THWRC Awarded Proposal 515TAM0046H

Project Number:       515TAM0046H

Title:                           Boron Removal from Hydraulic Fracturing Wastewater by Aluminum

                                      Electrocoagulation:  Mechanisms and Process Optimization

Lead PI:                     Shankar Chellam

Awarded Amount:    $38,000


Produced water is the largest waste stream (on a volume basis) generated during oil and gas production. One increasingly popular method of developing unconventional petroleum resources is hydraulic fracturing wherein a mixture of water, sand, and other chemicals is pressurized and injected to form veins and fissures in the underground formation. This controversial technique of unlocking hydrocarbons uses large quantities of water, which in turn produces copious amounts of wastewater. This highly saline wastewater consists of a mixture of the injected chemicals and additives along with the groundwater and is very toxic. Concerns about environmental impacts associated with its discharge, consumption of large volumes of freshwater, and the desire to recover a valuable water resource have resulted in growing regulatory and technological interest in treating produced water from hydraulic fracturing operations. However, since the composition of the wastewater is highly variable both over time and location, purification of water co-produced from hydraulic fracturing operations presents significant challenges.

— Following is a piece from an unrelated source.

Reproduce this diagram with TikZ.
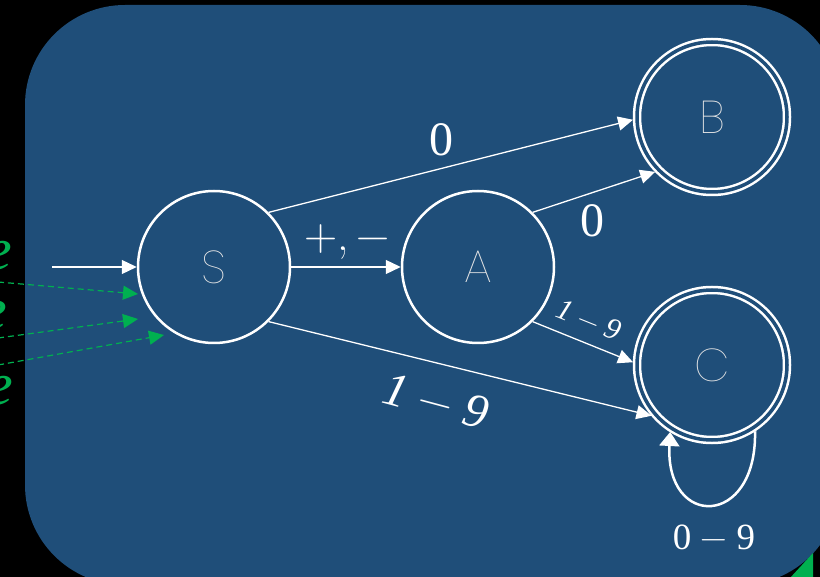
\documentclass[tikz,border=0pt]{standalone}
\usepackage{fontspec}
\usetikzlibrary{arrows.meta}
\IfFontExistsTF{Poppins Thin}{\newfontfamily\statefont{Poppins Thin}}{%
 \IfFontExistsTF{Poppins ExtraLight}{\newfontfamily\statefont{Poppins ExtraLight}}{%
  \IfFontExistsTF{Poppins Light}{\newfontfamily\statefont{Poppins Light}}{\newfontfamily\statefont{Poppins}}}}
\newfontfamily\lblfont{Liberation Serif}
\newcommand{\lmminus}{{\rmfamily −}}
\definecolor{bgblue}{HTML}{1F4E79}
\definecolor{grn}{HTML}{00B050}
\definecolor{lbl}{HTML}{E6E6E6}
\tikzset{
  state/.style={circle,draw=white,line width=2.5pt,minimum size=152pt,inner sep=0pt,
    text=lbl,font=\statefont\fontsize{46}{46}\selectfont},
  accept/.style={circle,draw=white,line width=2.5pt,double=bgblue,double distance=3.5pt,
    minimum size=150pt,inner sep=0pt,outer sep=4pt,
    text=lbl,font=\statefont\fontsize{46}{46}\selectfont},
  edge/.style={draw=white,line width=1.3pt,-{Triangle[length=15pt,width=14pt]}},
  loopedge/.style={draw=white,line width=2.5pt,-{Triangle[length=14pt,width=20pt]}},
  gedge/.style={draw=grn,line width=1.2pt,dash pattern=on 6pt off 4pt,-{Triangle[length=15pt,width=14pt]}},
  elabel/.style={text=white,inner sep=0pt},
  glabel/.style={text=grn,inner sep=0pt,font=\lblfont\itshape\fontsize{60}{60}\selectfont}
}
\begin{document}
\begin{tikzpicture}[x=1pt,y=-1pt]
\useasboundingbox (0,0) rectangle (820,577);
\fill[black] (0,0) rectangle (820,577);
\fill[bgblue,rounded corners=100pt] (25,5) rectangle (840,585);

% states
\node[state] (S) at (214,267) {S};
\node[state] (A) at (478,267) {A};
\node[accept] (B) at (712,117) {B};
\node[accept] (C) at (712,365) {C};

% initial arrow
\coordinate (init) at (52,267);
\draw[edge] (init) -- (S.west);

% transitions
\draw[edge] (S.east) -- (A.west);
\draw[edge] (S.45) -- (B.182);
\draw[edge] (A.45) -- (B.224);
\draw[edge] (A.-45) -- (C.178);
\draw[edge] (S.-45) -- (C.220);
\draw[loopedge] (C.303) .. controls +(2,97) and +(-5,97) .. (C.238);

% edge labels
\node[elabel,font=\lblfont\fontsize{48}{48}\selectfont] (l0a) at (441,140) {0};
\node[elabel,font=\lblfont\fontsize{48}{48}\selectfont] (l0b) at (592,221) {0};
\node[elabel,font=\fontsize{46}{46}\selectfont] (lpm) at (347,242) {+,\,−};
\node[elabel,font=\lblfont\fontsize{48}{48}\selectfont,rotate=-15] (l19a) at (436,401) {\textit{1} \lmminus{} \textit{9}};
\node[elabel,font=\lblfont\fontsize{30}{30}\selectfont,rotate=-22] (l19b) at (589,320) {\textit{1} \lmminus{} \textit{9}};
\node[elabel,font=\lblfont\fontsize{37}{37}\selectfont] (l09) at (714,537) {0 \lmminus{} 9};

% green dashed arrows from the left
\coordinate (g1s) at (-2,282);
\coordinate (g1e) at (138,294);
\coordinate (g2s) at (-2,338);
\coordinate (g2e) at (138,319);
\coordinate (g3s) at (-2,365);
\coordinate (g3e) at (164,335);
\draw[gedge] (g1s) -- (g1e);
\draw[gedge] (g2s) -- (g2e);
\draw[gedge] (g3s) -- (g3e);
\node[glabel,anchor=east] (ge1) at (12,256) {e};
\node[glabel,anchor=east] (ge2) at (7,316) {e};
\node[glabel,anchor=east] (ge3) at (13,391) {e};

% green corner mark
\fill[grn] (790,578) -- (813,553) -- (813,578) -- cycle;
\end{tikzpicture}
\end{document}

The overarching long-term goal of this research is to develop methods to reuse and recycle produced water to reduce the burden on existing fresh water supplies and to protect the environment where this high strength wastewater is discharged. Since produced waters contain a wide spectrum of organic, inorganic, microbiological, radiological, and physical contaminants, any research, by definition, has to focus on a specific subset. It is known that chronic exposure to low doses of boron causes testicular atrophy, suppressed growth, decreased survival, and other developmental and reproductive toxicity in animals. Further, boron can also be toxic to many crops and needs to be controlled to low levels in irrigation water. Additionally, it is necessary to remove boron in order to reuse produced water for additional well stimulation and development. In this context, we will exclusively target boron removal from hydraulic fracturing wastewater.

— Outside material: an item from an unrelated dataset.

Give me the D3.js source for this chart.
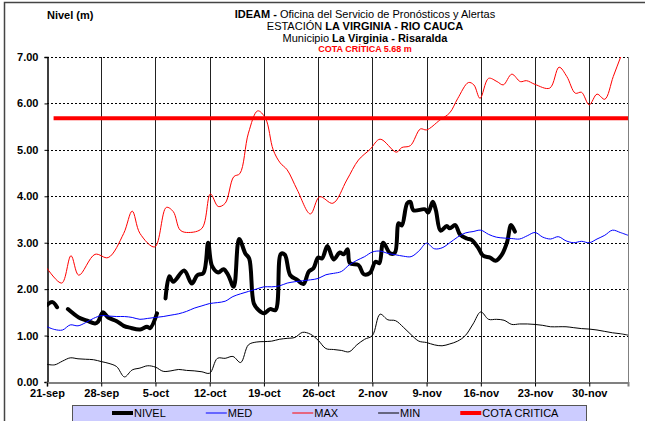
<!DOCTYPE html>
<meta charset="utf-8">
<style>
body { margin: 0; background: #fff; }
svg { font-family: "Liberation Sans", Arial, sans-serif; }
.ylab, .xlab { font-size: 11px; font-weight: bold; fill: #000; }
.hgrid line { stroke: #000; stroke-dasharray: 2,2; shape-rendering: crispEdges; }
.vgrid line { stroke: #222; shape-rendering: crispEdges; }
.legend text { font-size: 11px; fill: #000; }
</style>
<body>
<div id="chart"></div>
<script src="https://cdn.jsdelivr.net/npm/d3@7"></script>
<script>
// day offsets counted from 21-sep
var tickDays = [0, 7, 14, 21, 28, 35, 42, 49, 56, 63, 70];
var tickLabels = ["21-sep", "28-sep", "5-oct", "12-oct", "19-oct", "26-oct", "2-nov", "9-nov", "16-nov", "23-nov", "30-nov"];
var yTicks = [0, 1, 2, 3, 4, 5, 6, 7];

// daily MED / MIN, day 0..75
var medValues = [1.19,1.13,1.12,1.23,1.21,1.28,1.37,1.43,1.42,1.41,
  1.41,1.39,1.35,1.37,1.39,1.41,1.44,1.47,1.52,1.59,
  1.64,1.69,1.71,1.74,1.84,1.90,1.95,2.00,2.05,2.05,
  2.07,2.13,2.16,2.18,2.20,2.23,2.31,2.34,2.38,2.52,
  2.62,2.70,2.80,2.82,2.77,2.74,2.71,2.70,2.82,2.99,
  2.87,2.89,3.00,3.12,3.21,3.24,3.27,3.18,3.12,3.10,
  3.09,3.08,3.15,3.22,3.12,3.08,3.13,3.04,3.00,3.03,
  3.00,3.08,3.16,3.27,3.22,3.16];
var minValues = [0.38,0.37,0.45,0.52,0.50,0.49,0.48,0.44,0.40,0.33,
  0.11,0.26,0.30,0.35,0.32,0.23,0.24,0.27,0.25,0.24,
  0.22,0.19,0.51,0.51,0.55,0.42,0.80,0.86,0.87,0.88,
  0.92,0.94,0.96,1.07,1.03,0.90,0.72,0.70,0.68,0.65,
  0.80,0.92,1.00,1.46,1.34,1.32,1.18,1.02,0.88,0.85,
  0.80,0.78,0.82,0.88,1.00,1.25,1.51,1.35,1.35,1.33,
  1.24,1.25,1.25,1.24,1.22,1.19,1.19,1.19,1.17,1.15,
  1.14,1.12,1.09,1.06,1.04,1.01];

// MAX as [day, value]
var maxPoints = [[0,2.45],[1.9,2.13],[3.1,2.72],[4.1,2.30],[6.2,2.75],[7.9,2.68],[9.9,3.20],[11,3.68],
  [12,3.20],[13.9,2.91],[15.4,3.76],[16.3,3.67],[17.2,3.27],[18.3,3.22],[20,3.31],[21.1,4.05],
  [22.1,3.78],[23,3.85],[24.1,4.42],[24.9,4.49],[26,5.36],[27.2,5.84],[28.2,5.68],[29.2,5.00],
  [30.1,4.72],[31,4.57],[32.3,4.14],[34,3.62],[35.2,3.99],[36.9,3.85],[38.7,4.35],[40.2,4.78],
  [41.7,5.01],[43,5.23],[45.1,4.95],[45.8,5.05],[46.9,5.09],[48.2,5.45],[49,5.43],[50.7,5.64],
  [52,5.80],[53,6.10],[54.4,6.45],[55.1,6.40],[55.9,6.11],[57,6.54],[58.1,6.47],[58.9,6.40],
  [60,6.63],[61.1,6.47],[61.9,6.49],[63,6.41],[64.9,6.33],[66.1,6.78],[67.1,6.58],[68.2,6.22],
  [69,6.24],[70,5.97],[71,6.20],[72,6.09],[73.1,6.58],[74.1,7.02],[75,7.40]];

// NIVEL as [day, value], null = no data
var nivelPoints = [[0,1.66],[0.7,1.72],[1.3,1.61],[2,null],
  [2.7,1.57],[4.1,1.39],[5.2,1.32],[6.2,1.26],[6.6,1.30],[7.2,1.50],[7.9,1.39],[9,1.31],[9.9,1.21],
  [10.7,1.17],[12,1.13],[12.9,1.19],[13.3,1.16],[14.2,1.48],[14.8,null],
  [15.3,1.80],[15.8,2.28],[16.3,2.16],[17.7,2.40],[18.7,2.12],[19.4,2.30],[20.2,2.35],[20.8,3.00],
  [21.3,2.50],[22.1,2.36],[22.8,2.43],[23.4,2.30],[24.1,2.05],[24.8,3.08],[25.6,2.77],[26.1,2.66],
  [26.7,1.69],[27.3,1.55],[28,1.48],[28.8,1.57],[29.5,1.55],[30.2,2.76],[30.7,2.74],[31.4,2.30],
  [32.3,2.20],[33.1,2.11],[33.8,2.38],[34.4,2.45],[35,2.68],[35.5,2.66],[36.2,2.93],[37,2.64],
  [37.8,2.79],[38.3,2.75],[38.8,2.86],[39.1,2.56],[40.2,2.52],[40.9,2.32],[41.7,2.35],[42.4,2.59],
  [42.9,2.56],[43.4,3.00],[44.3,2.77],[44.9,2.78],[45.4,3.42],[45.8,3.37],[46.5,3.85],[46.9,3.88],
  [47.3,3.70],[48.8,3.72],[49.2,3.65],[49.8,3.88],[50.2,3.70],[50.8,3.26],[51.6,3.36],[52,3.31],
  [52.7,3.38],[53.3,3.18],[54.2,3.09],[54.8,3.06],[55.7,2.88],[56.3,2.72],[57.2,2.68],[57.9,2.61],
  [58.7,2.74],[59.4,3.02],[59.9,3.38],[60.4,3.24]];

var cotaCritica = 5.68;
var cotaDays = [0.85, 75];

var legendNames = ["NIVEL", "MED", "MAX", "MIN", "COTA CRITICA"];
var legendColors = ["#000", "#0000ff", "#ff0000", "#000", "#ff0000"];
var legendWidths = [4, 1, 1, 1, 4];

var width = 645, height = 421;
var plot = {left: 47, right: 628, top: 57, bottom: 382};

var svg = d3.select("#chart").append("svg")
    .attr("width", width)
    .attr("height", height);

// outer frame
svg.append("rect")
    .attr("x", 4.5).attr("y", 2.5)
    .attr("width", 700).attr("height", 500)
    .attr("fill", "none").attr("stroke", "#444").attr("stroke-width", 1.5);

var x = d3.scaleLinear().domain([0, 75]).range([plot.left, plot.right]);
var y = d3.scaleLinear().domain([0, 7]).range([plot.bottom, plot.top]);

// titles
var title = svg.append("g").attr("text-anchor", "middle").style("font-size", "11px");
var t1 = title.append("text").attr("x", 365).attr("y", 18);
t1.append("tspan").attr("font-weight", "bold").text("IDEAM - ");
t1.append("tspan").text("Oficina del Servicio de Pronósticos y Alertas");
var t2 = title.append("text").attr("x", 365).attr("y", 30);
t2.append("tspan").text("ESTACIÓN ");
t2.append("tspan").attr("font-weight", "bold").text("LA VIRGINIA - RIO CAUCA");
var t3 = title.append("text").attr("x", 365).attr("y", 42);
t3.append("tspan").text("Municipio ");
t3.append("tspan").attr("font-weight", "bold").text("La Virginia - Risaralda");
title.append("text").attr("x", 365).attr("y", 52)
    .attr("fill", "#ff0000").attr("font-weight", "bold").style("font-size", "9px")
    .text("COTA CRÍTICA 5.68 m");

svg.append("text").attr("x", 47).attr("y", 19)
    .attr("font-weight", "bold").style("font-size", "11px")
    .text("Nivel (m)");

// gridlines
svg.append("g").attr("class", "hgrid")
  .selectAll("line").data(yTicks.slice(1)).enter().append("line")
    .attr("x1", plot.left).attr("x2", plot.right)
    .attr("y1", function (d) { return Math.round(y(d)) + 0.5; })
    .attr("y2", function (d) { return Math.round(y(d)) + 0.5; });

svg.append("g").attr("class", "vgrid")
  .selectAll("line").data(tickDays.slice(1)).enter().append("line")
    .attr("x1", function (d) { return Math.round(x(d)) + 0.5; })
    .attr("x2", function (d) { return Math.round(x(d)) + 0.5; })
    .attr("y1", plot.top).attr("y2", plot.bottom);

// plot border (right side)
svg.append("line")
    .attr("x1", plot.right + 0.5).attr("x2", plot.right + 0.5)
    .attr("y1", plot.top).attr("y2", plot.bottom)
    .attr("stroke", "#808080");

// axes
var yAxis = d3.axisLeft(y).tickValues(yTicks).tickSize(3).tickFormat(d3.format(".2f"));
var gy = svg.append("g").attr("transform", "translate(" + (plot.left + 0.5) + ",0)").call(yAxis);
gy.select(".domain").attr("stroke", "#000").attr("stroke-width", 1.5);
gy.selectAll("text").attr("class", "ylab").attr("x", -9);

var xAxis = d3.axisBottom(x).tickValues(tickDays).tickSize(4)
    .tickFormat(function (d, i) { return tickLabels[i]; });
var gx = svg.append("g").attr("transform", "translate(0," + (plot.bottom + 0.5) + ")").call(xAxis);
gx.select(".domain").attr("stroke", "#808080").attr("stroke-width", 2);
gx.selectAll("text").attr("class", "xlab").attr("y", 7);

// clip
svg.append("clipPath").attr("id", "clip").append("rect")
    .attr("x", plot.left).attr("y", plot.top)
    .attr("width", plot.right - plot.left).attr("height", plot.bottom - plot.top);

var g = svg.append("g").attr("clip-path", "url(#clip)");

var linePts = d3.line()
    .defined(function (d) { return d[1] !== null; })
    .x(function (d) { return x(d[0]); })
    .y(function (d) { return y(d[1]); })
    .curve(d3.curveCatmullRom.alpha(0.5));

var lineDaily = d3.line()
    .x(function (d, i) { return x(i); })
    .y(function (d) { return y(d); })
    .curve(d3.curveCatmullRom.alpha(0.5));

g.append("path").datum(nivelPoints).attr("d", linePts)
    .attr("fill", "none").attr("stroke", "#000").attr("stroke-width", 4)
    .attr("stroke-linejoin", "round").attr("stroke-linecap", "round");
g.append("path").datum(medValues).attr("d", lineDaily)
    .attr("fill", "none").attr("stroke", "#0000ff").attr("stroke-width", 1);
g.append("path").datum(maxPoints).attr("d", linePts)
    .attr("fill", "none").attr("stroke", "#ff0000").attr("stroke-width", 1);
g.append("path").datum(minValues).attr("d", lineDaily)
    .attr("fill", "none").attr("stroke", "#000").attr("stroke-width", 1);
g.append("line")
    .attr("x1", x(cotaDays[0])).attr("x2", x(cotaDays[1]))
    .attr("y1", y(cotaCritica)).attr("y2", y(cotaCritica))
    .attr("stroke", "#ff0000").attr("stroke-width", 4);

// legend
var legend = svg.append("g").attr("class", "legend");
legend.append("rect")
    .attr("x", 72.5).attr("y", 405.5).attr("width", 514).attr("height", 24)
    .attr("fill", "#ccccff").attr("stroke", "#555").attr("stroke-width", 1);

var lx = 112;
legendNames.forEach(function (name, i) {
  legend.append("line")
      .attr("x1", lx).attr("x2", lx + 21)
      .attr("y1", 413).attr("y2", 413)
      .attr("stroke", legendColors[i]).attr("stroke-width", legendWidths[i]);
  var t = legend.append("text").attr("x", lx + 22).attr("y", 417).text(name);
  lx += 22 + t.node().getComputedTextLength() + 40;
});
</script>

Limited information available to date suggests that electrocoagulation could be well-suited for boron removal from wastewaters. However, earlier experiments have been performed using synthetic waters with unrealistically low boron concentrations. This limits their applicability to real-world high strength wastewaters such as produced waters. It is emphasized that we have already obtained a produced water sample from the Eagle Ford formation in Southeast Texas after the water-flooding process employed in hydraulic fracturing. This black calcareous shale was chosen because it is located in Texas and a 50 mile wide and 250 feet thick play at depths between 4,000 and 14,000 feet is one of the most heavily drilled enhanced oil/gas recovery targets in the United States. Individual tasks to be completed include:

  • Comprehensively characterize the chemical composition of the produced water sample,
  • Implement D-Mannitol potentiometric titrations to accurately & precisely measure boron,
  • Calculate boron speciation diagrams at high background ionic strength values,
  • Perform aluminum electrocoagulation experiments to systematically evaluate the effects of operational parameters such as current density, pH, dosage, etc. on boron removal,
  • Rigorously analyze flocs for boron uptake mechanisms using a suite of interfacial tools such as attenuated total reflection – Fourier transform infra-red spectroscopy, X-ray photoelectron spectroscopy, electron microscopy, etc.

A 2-year project with a $40,000 budget is proposed. It is emphasized that the entire budget will be used to support a graduate student and no salary is requested for the principal investigator.